We still fight about the dishwasher, but we’ve found the secret to making true love last

We still fight about the dishwasher, but we’ve found the secret to making true love last

First love dazzles, but long-term love is a wonderpunch that keeps you glowing

Sticking with someone past the first buzz, the 3am baby shrieks, several bouts of gastro, cancer, job loss, flu, school bullies, cancer again, exhaustion, economic chaos, moving country, and a global pandemic (among many other things) is a journey to the other side of love.

It’s not the stardust sprinkles of the first few years or the still faintly-glossy sheen of the next few years, it’s the wonderpunch.

The realisation that you’ve seen each other in all sorts of nasty, dark and disgusting places but still want to spend time together, all these years later.

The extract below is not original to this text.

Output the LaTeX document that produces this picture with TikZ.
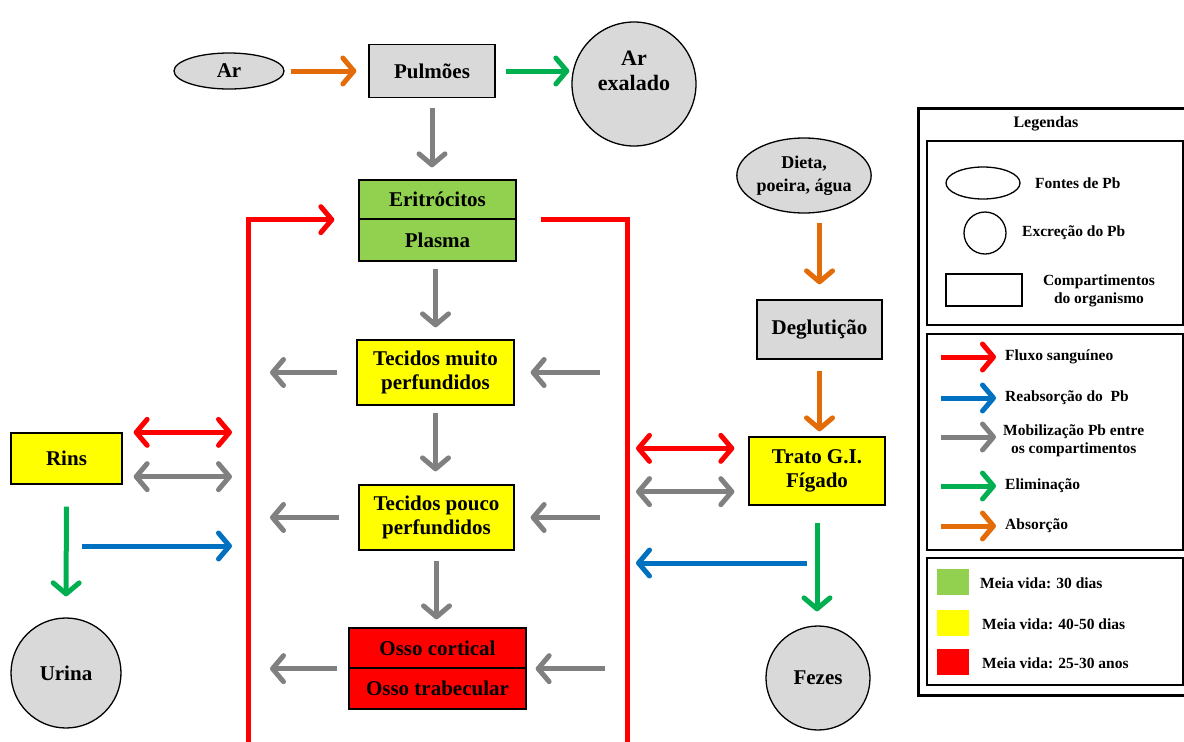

But it’s not easy. Nope. It’s fair to say there’s been shouting, accusations, and some serious commitment to button development.

The kind of button that you push when you’re furious and that sends your other half mad. When you’re so cross you use “that voice” and you stomp off in a huff, knowing full well that you’re completely out of line.

And moments where you seriously wonder why you hated being single and what it would be like to, say, live in your own house where nobody tells you how to load the dishwasher. Or, who unpacks it after you’ve loaded it because you did it wrong.

Why is that a thing? Why did he put his socks there? And why is he annoyed that I left my mask on the seat?

These are the types of questions every couple asks after years of living together, when habits become nitpicks and niggles become fights.

Things you never even thought of years and years ago suddenly become enormous atrocities that fill you with rage. It’s a minefield, I tell you.

But…

Love is amazing. It’s this resilient and sticky thing, like the bubble-gum you could buy in the 80s that tasted great for five minutes and wedged your jaw shut for the next 30. It sticks to you.

It stretches with you as you grow and as your partner grows, and it twists with your fates, never quite coming unstuck.

Over the last 16 years, my husband has been a rock. When cancer hit, he was right here, by my side, telling me stupid stories about his day while I lay in bed shivering from the drugs.

He’s been here through miscarriages and mayhem. Through a baby in ICU to moving country to fertility treatments and beyond. And he’s here for the little bits too. Yesterday I got lunch in my shed. I didn’t need to ask, it just arrived.

This is the love where I know that when I get home, I’ll get a “Hiiii” from his office. The love where I know that if I am too sore or ill from the legacy effects of the chemo, dinner will be made and the child will be fetched.

The love where I will buy his favourite beer from a tiny place in the middle of nowhere just because I happen to be going by. Where he gets cappuccinos delivered to him in the middle of a tough day.

Where family movies are complete disasters because I want to watch bombs and guns, he wants to watch insight and intelligence, and the teen wants to lock herself in her room. And we’re all perfectly happy.

It’s that wonderpunch in your stomach when you realise that your marriage is a teenager and that it’s still changing and growing and learning. That you’ve got this, together.